Berné, Serge Pierre1
(1) IFREMER, Plouzane, France
ABSTRACT: Architecture of the Rhone Subaqueous Delta: Stepped-Sea-level Rise and Avulsions
The Rhone subaqueous delta was revisited using high resolution bathymetric and seismic methods. The new data set reveals a complex morphology with preserved features linked to the deglacial history of the delta. The preserved retreat path of the delta indicates that some distributaries directly fed canyon heads during the last Glacial. Incised meandering channels within the main canyon courses are indicative of such direct connection.

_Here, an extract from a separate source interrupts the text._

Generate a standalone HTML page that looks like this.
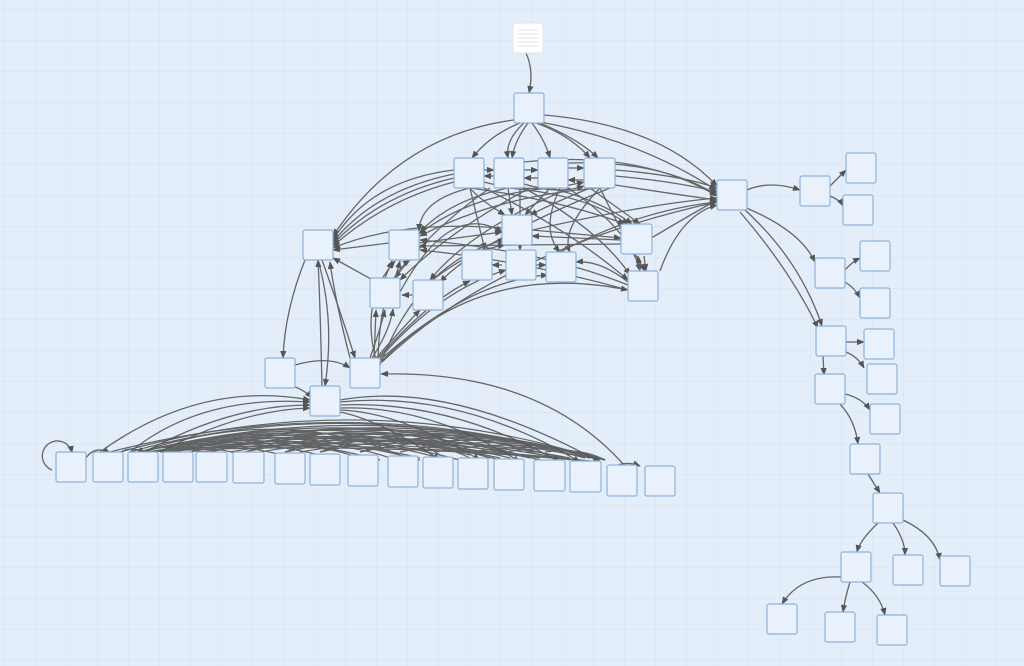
<!DOCTYPE html>
<html><head><meta charset="utf-8"><style>
html,body{margin:0;padding:0;width:1024px;height:666px;overflow:hidden;background:#e4eefa;}
svg{display:block}
</style></head><body>
<svg width="1024" height="666" viewBox="0 0 1024 666" xmlns="http://www.w3.org/2000/svg">
<defs>
<pattern id="g" width="31" height="31" patternUnits="userSpaceOnUse" x="5" y="10">
<path d="M31 0V31H0" fill="none" stroke="#d3e1f1" stroke-width="1"/>
</pattern>
<marker id="a" viewBox="0 0 10 10" refX="9" refY="5" markerWidth="6" markerHeight="6" orient="auto"><path d="M0 1L10 5L0 9z" fill="#555"/></marker>
</defs>
<rect width="1024" height="666" fill="#e4eefa"/>
<rect width="1024" height="666" fill="url(#g)"/>
<g fill="none" stroke="#666" stroke-width="1.3" marker-end="url(#a)">
<path d="M526 53Q534 70 529 93"/>
<path d="M520 123Q490 135 472 158"/>
<path d="M524 123Q505 140 508 158"/>
<path d="M528 123Q515 140 512 158"/>
<path d="M532 123Q545 140 550 158"/>
<path d="M536 123Q570 135 590 158"/>
<path d="M540 123Q580 140 598 158"/>
<path d="M514 120Q400 135 333 236"/>
<path d="M544 115Q660 125 717 186"/>
<path d="M540 122Q640 140 716 190"/>
<path d="M484 170L494 170"/><path d="M494 176L484 176"/>
<path d="M524 170L538 170"/><path d="M538 178L524 178"/>
<path d="M568 168L584 168"/><path d="M584 180L568 180"/>
<path d="M484 182Q530 195 584 182"/>
<path d="M524 184Q560 195 584 186"/>
<path d="M615 170Q680 175 717 188"/>
<path d="M615 176Q680 182 717 192"/>
<path d="M568 163Q660 160 717 195"/>
<path d="M524 162Q640 150 717 196"/>
<path d="M615 185Q680 195 717 200"/>
<path d="M660 271Q680 215 717 205"/>
<path d="M560 252Q640 210 717 202"/>
<path d="M524 232Q640 205 717 198"/>
<path d="M648 240Q690 215 717 200"/>
<path d="M454 170Q370 180 333 240"/>
<path d="M454 174Q375 190 333 242"/>
<path d="M454 178Q380 195 333 244"/>
<path d="M454 182Q385 200 333 246"/>
<path d="M389 243L333 250"/>
<path d="M502 228Q400 220 333 248"/>
<path d="M470 188Q480 200 505 215"/>
<path d="M508 188L512 215"/>
<path d="M550 188L525 215"/>
<path d="M590 188Q560 200 530 215"/>
<path d="M470 188Q420 200 419 231"/>
<path d="M508 188Q450 200 420 232"/>
<path d="M550 188Q470 195 419 234"/>
<path d="M600 188Q500 195 420 236"/>
<path d="M470 188Q560 200 625 224"/>
<path d="M508 188Q590 195 628 225"/>
<path d="M550 188Q600 200 632 224"/>
<path d="M590 188L640 224"/>
<path d="M484 188Q570 230 628 280"/>
<path d="M524 188Q600 230 630 275"/>
<path d="M568 188Q630 230 640 271"/>
<path d="M600 188Q620 230 645 271"/>
<path d="M470 188Q480 230 485 250"/>
<path d="M520 188Q520 230 520 250"/>
<path d="M560 188Q540 230 560 252"/>
<path d="M600 188Q560 230 570 252"/>
<path d="M490 188Q430 230 395 278"/>
<path d="M530 188Q450 230 400 280"/>
<path d="M570 188Q470 230 430 280"/>
<path d="M610 188Q480 240 440 282"/>
<path d="M419 243L502 232"/>
<path d="M532 230L621 238"/>
<path d="M621 240L532 236"/>
<path d="M621 244L419 246"/>
<path d="M502 265L492 265"/>
<path d="M536 265L546 265"/>
<path d="M628 285Q540 250 420 240"/>
<path d="M628 290Q520 260 420 250"/>
<path d="M628 282Q600 260 576 262"/>
<path d="M640 271L638 256"/><path d="M644 256L646 271"/>
<path d="M395 280L400 261"/><path d="M385 278L392 261"/>
<path d="M400 295L333 258"/>
<path d="M413 295L402 295"/>
<path d="M400 292Q450 200 502 232"/>
<path d="M430 282Q470 250 505 245"/>
<path d="M305 260Q285 310 283 358"/>
<path d="M322 260Q340 310 355 358"/>
<path d="M318 260Q335 320 325 386"/>
<path d="M350 358Q335 300 330 262"/>
<path d="M295 365Q330 355 350 368"/>
<path d="M290 385Q305 390 312 398"/>
<path d="M370 358Q380 330 385 310"/>
<path d="M372 358Q390 330 393 309"/>
<path d="M374 358L376 310"/>
<path d="M376 358Q410 320 420 310"/>
<path d="M378 358Q430 300 470 281"/>
<path d="M380 358Q440 290 506 270"/>
<path d="M380 360Q470 280 548 275"/>
<path d="M381 362Q480 260 628 290"/>
<path d="M380 365Q420 260 505 240"/>
<path d="M378 360Q380 280 410 260"/>
<path d="M376 360Q360 300 395 261"/>
<path d="M382 362Q500 250 717 202"/>
<path d="M322 386Q320 300 318 260"/>
<path d="M625 466Q540 370 381 374"/>
<path d="M747 190Q770 180 800 190"/>
<path d="M830 186Q838 178 846 170"/>
<path d="M830 196Q840 200 843 206"/>
<path d="M744 207Q800 230 815 262"/>
<path d="M745 210Q800 260 822 326"/>
<path d="M740 212Q790 270 818 328"/>
<path d="M845 270Q852 262 860 258"/>
<path d="M845 282Q855 288 860 298"/>
<path d="M846 342Q855 342 864 342"/>
<path d="M846 352Q858 357 864 368"/>
<path d="M823 356L824 375"/>
<path d="M845 394Q862 398 870 410"/>
<path d="M840 404Q855 420 858 444"/>
<path d="M868 474L880 493"/>
<path d="M878 523Q860 540 857 552"/>
<path d="M893 523Q905 540 905 555"/>
<path d="M903 520Q935 535 940 560"/>
<path d="M841 577Q800 575 782 604"/>
<path d="M850 582Q845 598 843 612"/>
<path d="M862 582Q880 595 885 615"/>
<path d="M52 470A15 15 0 1 1 72 453"/>
<path d="M86 458Q95 445 110 453"/>
<path d="M120 453Q130 445 145 453"/>
<path d="M612 468Q625 460 640 466"/>
<path d="M100 452Q200 380 310 400"/>
<path d="M130 452Q200 395 310 402"/>
<path d="M145 452Q230 405 310 405"/>
<path d="M160 452Q240 410 310 408"/>
<path d="M340 400Q450 380 600 462"/>
<path d="M340 402Q460 390 580 462"/>
<path d="M340 405Q450 400 560 462"/>
<path d="M340 408Q430 405 520 462"/>
<path d="M340 410Q400 412 480 460"/>
<path d="M340 412Q380 420 440 460"/>
</g>
<g fill="none" stroke="#555" stroke-width="1.2" opacity="0.9">
<path d="M140 452Q370 395 600 460"/>
<path d="M140 452Q350 400 570 460"/>
<path d="M140 452Q330 405 540 460"/>
<path d="M140 452Q310 410 500 460"/>
<path d="M140 452Q290 415 460 460"/>
<path d="M140 452Q270 420 420 460"/>
<path d="M140 452Q250 425 380 460"/>
<path d="M140 452Q230 430 340 460"/>
<path d="M140 452Q210 433 300 460"/>
<path d="M140 452Q190 437 260 460"/>
<path d="M140 452Q175 440 225 460"/>
<path d="M175 452Q390 400 605 460"/>
<path d="M210 452Q410 405 605 460"/>
<path d="M245 452Q430 410 605 460"/>
<path d="M285 452Q450 415 605 460"/>
<path d="M320 452Q470 420 605 460"/>
<path d="M360 452Q490 425 605 460"/>
<path d="M400 452Q510 430 605 460"/>
<path d="M435 452Q530 435 605 460"/>
<path d="M470 452Q550 440 605 460"/>
<path d="M505 452Q565 443 605 460"/>
<path d="M545 452Q580 447 605 460"/>
<path d="M175 452Q300 420 440 458"/>
<path d="M210 452Q330 422 500 458"/>
<path d="M245 452Q360 425 540 458"/>
<path d="M285 452Q400 425 570 458"/>
<path d="M140 452Q280 405 400 455"/>
<path d="M175 452Q300 412 470 455"/>
<path d="M210 452Q350 405 520 455"/>
<path d="M245 452Q370 410 480 455"/>
<path d="M285 452Q380 415 440 455"/>
<path d="M320 452Q420 415 540 455"/>
<path d="M360 452Q460 418 570 455"/>
<path d="M110 452Q350 390 590 458"/>
<path d="M120 452Q360 385 595 458"/>
<path d="M130 452Q340 392 585 458"/>
<path d="M150 452Q360 412 590 458"/>
<path d="M160 452Q340 418 560 458"/>
<path d="M190 452Q360 420 530 458"/>
<path d="M230 452Q380 425 510 458"/>
<path d="M260 452Q400 428 490 458"/>
<path d="M300 452Q420 432 470 458"/>
<path d="M150 452Q300 428 420 458"/>
<path d="M165 452Q320 432 390 458"/>
<path d="M200 452Q300 436 360 458"/>
<path d="M145 452Q300 430 600 462"/>
<path d="M145 452Q330 436 600 462"/>
<path d="M145 452Q360 440 600 462"/>
</g>
<g fill="#e8f1fc" stroke="#8fb3d9" stroke-width="1.2">
<rect x="514" y="93" width="30" height="30" rx="2"/>
<rect x="454" y="158" width="30" height="30" rx="2"/>
<rect x="494" y="158" width="30" height="30" rx="2"/>
<rect x="538" y="158" width="30" height="30" rx="2"/>
<rect x="584" y="158" width="31" height="30" rx="2"/>
<rect x="717" y="180" width="30" height="30" rx="2"/>
<rect x="800" y="176" width="30" height="30" rx="2"/>
<rect x="846" y="153" width="30" height="30" rx="2"/>
<rect x="843" y="195" width="30" height="30" rx="2"/>
<rect x="815" y="258" width="30" height="30" rx="2"/>
<rect x="860" y="241" width="30" height="30" rx="2"/>
<rect x="860" y="288" width="30" height="30" rx="2"/>
<rect x="816" y="326" width="30" height="30" rx="2"/>
<rect x="864" y="329" width="30" height="30" rx="2"/>
<rect x="867" y="364" width="30" height="30" rx="2"/>
<rect x="815" y="374" width="30" height="30" rx="2"/>
<rect x="870" y="404" width="30" height="30" rx="2"/>
<rect x="850" y="444" width="30" height="30" rx="2"/>
<rect x="873" y="493" width="30" height="30" rx="2"/>
<rect x="841" y="552" width="30" height="30" rx="2"/>
<rect x="893" y="555" width="30" height="30" rx="2"/>
<rect x="940" y="556" width="30" height="30" rx="2"/>
<rect x="767" y="604" width="30" height="30" rx="2"/>
<rect x="825" y="612" width="30" height="30" rx="2"/>
<rect x="877" y="615" width="30" height="30" rx="2"/>
<rect x="303" y="230" width="30" height="30" rx="2"/>
<rect x="389" y="230" width="30" height="30" rx="2"/>
<rect x="502" y="215" width="30" height="30" rx="2"/>
<rect x="621" y="224" width="31" height="30" rx="2"/>
<rect x="462" y="250" width="30" height="30" rx="2"/>
<rect x="506" y="250" width="30" height="30" rx="2"/>
<rect x="546" y="252" width="30" height="30" rx="2"/>
<rect x="628" y="271" width="30" height="30" rx="2"/>
<rect x="370" y="278" width="30" height="30" rx="2"/>
<rect x="413" y="280" width="30" height="30" rx="2"/>
<rect x="265" y="358" width="30" height="30" rx="2"/>
<rect x="350" y="358" width="30" height="30" rx="2"/>
<rect x="310" y="386" width="30" height="30" rx="2"/>
<rect x="56" y="452" width="30" height="30" rx="2"/>
<rect x="93" y="452" width="30" height="30" rx="2"/>
<rect x="128" y="452" width="30" height="30" rx="2"/>
<rect x="163" y="452" width="30" height="30" rx="2"/>
<rect x="196" y="452" width="31" height="30" rx="2"/>
<rect x="233" y="452" width="31" height="31" rx="2"/>
<rect x="275" y="453" width="30" height="31" rx="2"/>
<rect x="310" y="454" width="30" height="31" rx="2"/>
<rect x="348" y="455" width="30" height="31" rx="2"/>
<rect x="388" y="456" width="30" height="31" rx="2"/>
<rect x="423" y="457" width="30" height="31" rx="2"/>
<rect x="458" y="458" width="30" height="31" rx="2"/>
<rect x="494" y="459" width="30" height="31" rx="2"/>
<rect x="534" y="460" width="31" height="31" rx="2"/>
<rect x="570" y="461" width="31" height="31" rx="2"/>
<rect x="607" y="465" width="30" height="31" rx="2"/>
<rect x="645" y="466" width="30" height="30" rx="2"/>
</g>
<rect x="513" y="23" width="30" height="30" rx="2" fill="#fff" stroke="#dfe6ee"/>
<path d="M518 30H538M518 34H538M518 38H538M518 42H538M518 46H538" stroke="#e3e3e3" stroke-width="1"/>
</svg>
</body></html>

Channel-levee like features are observed on the outer shelf, and are buried under the HST on the inner shelf. Transgressive parasequences are associated to slow-down of sea-level rise, but most of lobate depocenters are linked to avulsions of the highstand (<7ky) river, and can tentatively be tied to deltaic lobes mapped onshore. Long (15m) piston cores allow us to "ground-truth" key surfaces detected on seismic data, and to date the onset of sea-level rise. Paleo-shorefaces are preserved at about 50 m water depth. They display sandy clinoforms that grade seaward into clayey silt with interbedded silty sand beds (storm beds and/or flood deposits). The upper part of these shelf sand bodies was reworked into transverse dunes that are presently inactive. The modern delta front of the Grand Rhone exhibits subaquatic channels that could be formed by high density currents during floods.
AAPG Search and Discovery Article #90026©2004 AAPG Annual Meeting, Dallas, Texas, April 18-21, 2004.